La vraie gloire, durant tout un hiver, est de réussir à trouver la force et l’énergie d’aller faire ces allers-retours dans ces voyages de deux jours sans se démonter. D’y aller jour après jour tout en gardant une certaine sérénité. Malgré l’inquiétude des bris mécaniques majeurs qui handicaperaient ou termineraient même une saison. Parce qu’il y en a. Plus ton truck est récent, plus c’est risqué. Plus il y a de « sensors », plus ça va « fucker ». C’est assuré. Les sensors craignent le froid. Ça prend de la bonne vieille mécanique pour affronter ces froids-là. Elles sont fiables celles-là. Comme un vieux cheval pas impressionnable. Mais même à ça. Un vieux cheval, ça peut casser aussi. J’ai vu des remorques fendre en deux par les secousses que les craques de la glace peuvent provoquer. Ça, c’est pour le cheval.
Pour le cocher maintenant. C’est d’abord la difficulté de s’accoutumer à la cadence de rouler à pas de tortue sans avoir le droit de s’arrêter même pour un petit moment seulement. De plus, il faut rouler sans ne jamais oublier la montagne de règlements strictement appliqués par une multitude d’agents de sécurité calqués sur le régiment Wagner.
Réussir à garder sa bonne humeur malgré toutes ces conditions et malgré nos pauvres os implorant la clémence sous nos muscles se métamorphosant graduellement en gélatine, c’est ça qui est glorifiant.

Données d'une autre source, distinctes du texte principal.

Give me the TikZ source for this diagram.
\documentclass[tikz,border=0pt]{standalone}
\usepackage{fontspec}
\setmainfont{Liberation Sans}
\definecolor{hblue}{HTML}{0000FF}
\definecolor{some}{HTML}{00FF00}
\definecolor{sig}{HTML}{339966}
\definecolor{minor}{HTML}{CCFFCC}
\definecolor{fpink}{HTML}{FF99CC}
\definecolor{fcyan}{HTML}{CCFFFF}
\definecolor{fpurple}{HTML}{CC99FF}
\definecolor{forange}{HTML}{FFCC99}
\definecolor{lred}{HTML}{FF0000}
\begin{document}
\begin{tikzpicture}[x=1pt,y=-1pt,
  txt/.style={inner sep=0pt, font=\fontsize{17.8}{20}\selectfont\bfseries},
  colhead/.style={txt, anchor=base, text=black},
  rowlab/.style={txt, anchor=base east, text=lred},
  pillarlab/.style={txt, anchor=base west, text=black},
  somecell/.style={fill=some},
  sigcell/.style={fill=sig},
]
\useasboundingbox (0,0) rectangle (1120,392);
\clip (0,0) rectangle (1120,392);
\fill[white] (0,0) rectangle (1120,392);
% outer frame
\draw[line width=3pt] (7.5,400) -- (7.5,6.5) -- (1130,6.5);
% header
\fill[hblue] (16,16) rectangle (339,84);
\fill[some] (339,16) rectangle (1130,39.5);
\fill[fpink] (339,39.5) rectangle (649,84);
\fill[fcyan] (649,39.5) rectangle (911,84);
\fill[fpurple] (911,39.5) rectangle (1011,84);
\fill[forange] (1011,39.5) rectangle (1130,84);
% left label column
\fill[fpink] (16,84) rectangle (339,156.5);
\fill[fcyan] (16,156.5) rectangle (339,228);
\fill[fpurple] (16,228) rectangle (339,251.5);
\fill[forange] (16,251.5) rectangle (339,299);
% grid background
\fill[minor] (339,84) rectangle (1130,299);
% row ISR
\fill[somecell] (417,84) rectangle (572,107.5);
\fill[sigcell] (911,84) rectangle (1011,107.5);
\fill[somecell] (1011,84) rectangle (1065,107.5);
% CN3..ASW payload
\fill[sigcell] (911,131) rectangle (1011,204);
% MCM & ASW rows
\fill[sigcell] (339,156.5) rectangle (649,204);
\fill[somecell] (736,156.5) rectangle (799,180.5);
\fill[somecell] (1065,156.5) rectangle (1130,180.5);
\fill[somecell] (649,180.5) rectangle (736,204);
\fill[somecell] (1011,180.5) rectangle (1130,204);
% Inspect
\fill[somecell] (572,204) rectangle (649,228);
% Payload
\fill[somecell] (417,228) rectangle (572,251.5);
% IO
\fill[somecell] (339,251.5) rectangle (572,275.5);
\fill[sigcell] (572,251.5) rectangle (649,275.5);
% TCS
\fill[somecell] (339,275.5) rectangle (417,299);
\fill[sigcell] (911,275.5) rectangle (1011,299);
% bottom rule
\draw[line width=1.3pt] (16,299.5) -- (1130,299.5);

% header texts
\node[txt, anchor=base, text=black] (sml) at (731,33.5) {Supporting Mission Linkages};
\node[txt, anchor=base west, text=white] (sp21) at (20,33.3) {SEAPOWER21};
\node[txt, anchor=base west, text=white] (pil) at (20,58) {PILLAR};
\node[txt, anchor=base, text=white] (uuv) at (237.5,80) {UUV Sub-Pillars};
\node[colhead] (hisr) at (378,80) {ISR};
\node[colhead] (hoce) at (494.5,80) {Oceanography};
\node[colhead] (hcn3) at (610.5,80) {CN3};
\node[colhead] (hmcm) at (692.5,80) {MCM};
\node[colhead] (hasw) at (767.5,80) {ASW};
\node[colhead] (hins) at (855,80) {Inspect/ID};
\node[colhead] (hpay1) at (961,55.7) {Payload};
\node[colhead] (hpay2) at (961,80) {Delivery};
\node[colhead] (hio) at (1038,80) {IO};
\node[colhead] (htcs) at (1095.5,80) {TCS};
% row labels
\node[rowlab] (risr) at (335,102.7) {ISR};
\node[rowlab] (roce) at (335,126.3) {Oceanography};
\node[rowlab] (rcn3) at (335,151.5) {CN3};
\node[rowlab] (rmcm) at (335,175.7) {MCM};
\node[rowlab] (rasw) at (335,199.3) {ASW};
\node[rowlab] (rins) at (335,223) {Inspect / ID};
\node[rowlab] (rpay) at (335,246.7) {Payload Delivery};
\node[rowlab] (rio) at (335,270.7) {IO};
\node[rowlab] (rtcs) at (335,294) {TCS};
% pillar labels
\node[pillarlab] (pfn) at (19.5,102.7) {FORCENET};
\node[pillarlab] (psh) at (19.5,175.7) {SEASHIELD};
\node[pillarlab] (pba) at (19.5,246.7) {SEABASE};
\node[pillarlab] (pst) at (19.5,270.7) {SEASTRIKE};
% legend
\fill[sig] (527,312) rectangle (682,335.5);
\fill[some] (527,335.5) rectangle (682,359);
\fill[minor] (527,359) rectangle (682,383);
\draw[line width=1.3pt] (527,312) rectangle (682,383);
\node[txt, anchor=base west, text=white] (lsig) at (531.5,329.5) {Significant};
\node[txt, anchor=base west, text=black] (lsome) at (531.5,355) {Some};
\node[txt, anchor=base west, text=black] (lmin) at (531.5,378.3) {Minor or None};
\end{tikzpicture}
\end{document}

C’est de ceux-là que la toundra se souviendra. Il n’y a rien de hollywoodien là-dedans, mais c’est tout cela qui constitue la vraie gloire. C’est tout ça qui fait peur.

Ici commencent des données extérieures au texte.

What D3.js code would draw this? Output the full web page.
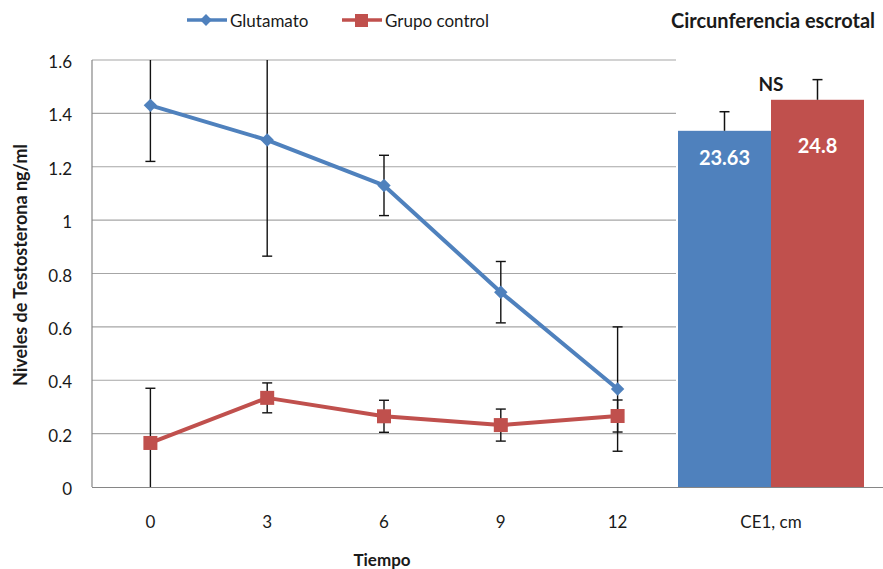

C’est surtout comme ça que je vois comment se passeront mes deux prochains mois. J’arrive à peine à me persuader que malgré tout, toutes les fois que j’y suis allé rouler dans ce néant tout blanc, j’en suis ressorti plus rayonnant. Je ne sais pas pourquoi. Ce n’est que supplice et torture pendant des mois. Et pourtant. Des fois je me dis que tout ce blanc agit comme un javellisant et qu’une fois immergé, il va nettoyer quelque recoin un peu encrassé.

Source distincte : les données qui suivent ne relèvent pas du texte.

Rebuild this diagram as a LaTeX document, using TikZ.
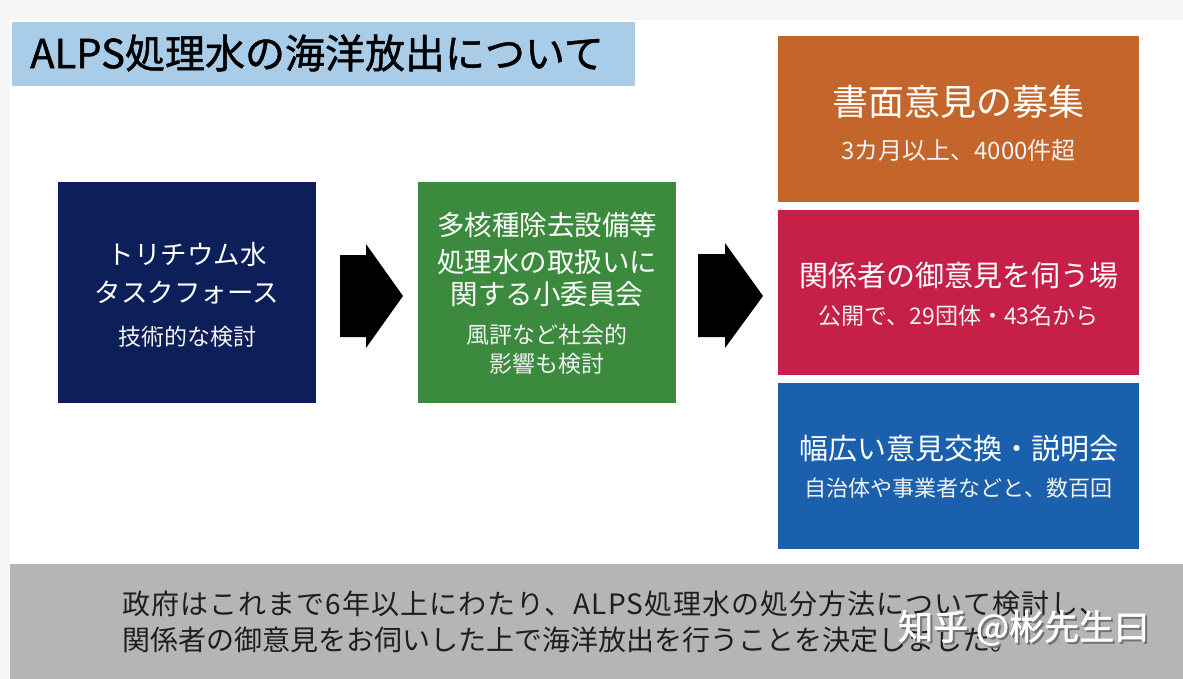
\documentclass[tikz,border=0pt]{standalone}
\usepackage{fontspec}
\setmainfont{Noto Sans CJK JP}
\definecolor{bgtop}{HTML}{F6F6F6}
\definecolor{titlebg}{HTML}{A9CDE8}
\definecolor{navy}{HTML}{0C1F58}
\definecolor{grn}{HTML}{3B8A3E}
\definecolor{org}{HTML}{C4662B}
\definecolor{rd}{HTML}{C62049}
\definecolor{blu}{HTML}{1B60AD}
\definecolor{band}{HTML}{B5B5B5}
\definecolor{bandtext}{HTML}{1E1E1E}
\tikzset{
  box/.style={rectangle, draw=none, inner sep=0pt, anchor=north west},
  head/.style={text=white, inner sep=0pt, anchor=center},
  sub/.style={text=white!90!gray, inner sep=0pt, anchor=center},
  blockarrow/.style={fill=black, draw=none},
  note/.style={text=bandtext, inner sep=0pt, anchor=west, font=\fontsize{28}{30}\selectfont},
}
\begin{document}
\begin{tikzpicture}[x=1pt,y=-1pt]
\useasboundingbox (0,0) rectangle (1183,679);
% background
\fill[bgtop] (0,0) rectangle (1183,679);
\fill[white] (10,20) rectangle (1183,564);
\fill[band] (10,564) rectangle (1183,679);
% title
\node[box, fill=titlebg, minimum width=623pt, minimum height=64pt] (titlebox) at (12,22) {};
\node[inner sep=0pt, anchor=west, font=\fontsize{40}{44}\selectfont\addfontfeature{FakeBold=1.2}] (title) at (30,53) {ALPS処理水の海洋放出について};
% left boxes
\node[box, fill=navy, minimum width=258pt, minimum height=221pt] (tf) at (58,182) {};
\node[head, font=\fontsize{26.5}{30}\selectfont] (tf1) at (187,254) {トリチウム水};
\node[head, font=\fontsize{26.5}{30}\selectfont] (tf2) at (187,293) {タスクフォース};
\node[sub, font=\fontsize{23}{26}\selectfont] (tf3) at (187,337) {技術的な検討};
\node[box, fill=grn, minimum width=258pt, minimum height=221pt] (sc) at (418,182) {};
\node[head, font=\fontsize{27.5}{30}\selectfont] (sc1) at (547,225) {多核種除去設備等};
\node[head, font=\fontsize{27.5}{30}\selectfont] (sc2) at (547,262) {処理水の取扱いに};
\node[head, font=\fontsize{27.5}{30}\selectfont] (sc3) at (547,294) {関する小委員会};
\node[sub, font=\fontsize{23}{26}\selectfont] (sc4) at (547,335) {風評など社会的};
\node[sub, font=\fontsize{23}{26}\selectfont] (sc5) at (547,364) {影響も検討};
% arrows
\fill[blockarrow] (340,255) -- (366,255) -- (366,244) -- (403,296) -- (366,348) -- (366,337) -- (340,337) -- cycle;
\fill[blockarrow] (698,254) -- (725,254) -- (725,243) -- (763,296) -- (725,348) -- (725,337) -- (698,337) -- cycle;
% right boxes
\node[box, fill=org, minimum width=361pt, minimum height=166pt] (wr) at (778,36) {};
\node[head, font=\fontsize{36}{40}\selectfont] (wr1) at (958.5,102) {書面意見の募集};
\node[sub, font=\fontsize{24}{28}\selectfont] (wr2) at (958.5,150) {3カ月以上、4000件超};
\node[box, fill=rd, minimum width=361pt, minimum height=165pt] (hr) at (778,210) {};
\node[head, font=\fontsize{29}{32}\selectfont] (hr1) at (958.5,276) {関係者の御意見を伺う場};
\node[sub, font=\fontsize{23}{26}\selectfont] (hr2) at (958.5,316) {公開で、29団体・43名から};
\node[box, fill=blu, minimum width=361pt, minimum height=166pt] (ex) at (778,383) {};
\node[head, font=\fontsize{29}{32}\selectfont] (ex1) at (958.5,449) {幅広い意見交換・説明会};
\node[sub, font=\fontsize{22}{26}\selectfont] (ex2) at (958.5,488) {自治体や事業者などと、数百回};
% bottom note
\node[note] (n1) at (122,604) {\addfontfeature{LetterSpace=3.8}政府はこれまで6年以上にわたり、ALPS処理水の処分方法について検討し、};
\node[note] (n2) at (122,640) {関係者の御意見をお伺いした上で海洋放出を行うことを決定しました。};
% watermark
\node[inner sep=0pt, anchor=west, text=black!55, font=\fontsize{35}{38}\selectfont\addfontfeature{FakeBold=1.5}] (wm0) at (900,630) {知乎 @彬先生曰};
\node[inner sep=0pt, anchor=west, text=white, font=\fontsize{35}{38}\selectfont\addfontfeature{FakeBold=1.5}] (wm) at (898,628) {知乎 @彬先生曰};
\end{tikzpicture}
\end{document}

Mais peut-être que ce n’est pas ça du tout. Que c’est peut-être juste le magot que ça rapporte. Que c’est juste une question de cash. Mais je ne pense pas que c’est juste ça. Enfin, je l’espère.
Une autre raison d’angoisser est de me rappeler m’être déjà dit qu’il peut devenir dangereux de tenter le diable en le tirant par la queue. Plonger vers ces extrêmes peut être risqué. Un de ces jours, ça va me rebondir dans la face. Cette sérénité tant recherchée se perdra quelque part dans la toundra très loin de moi. Elle trouvera une horde de caribous ou une meute de loups, mais moi, elle ne me trouvera pas. Ça arrivera un de ces quatre matins, j’en suis presque certain. C’est ce que je crains.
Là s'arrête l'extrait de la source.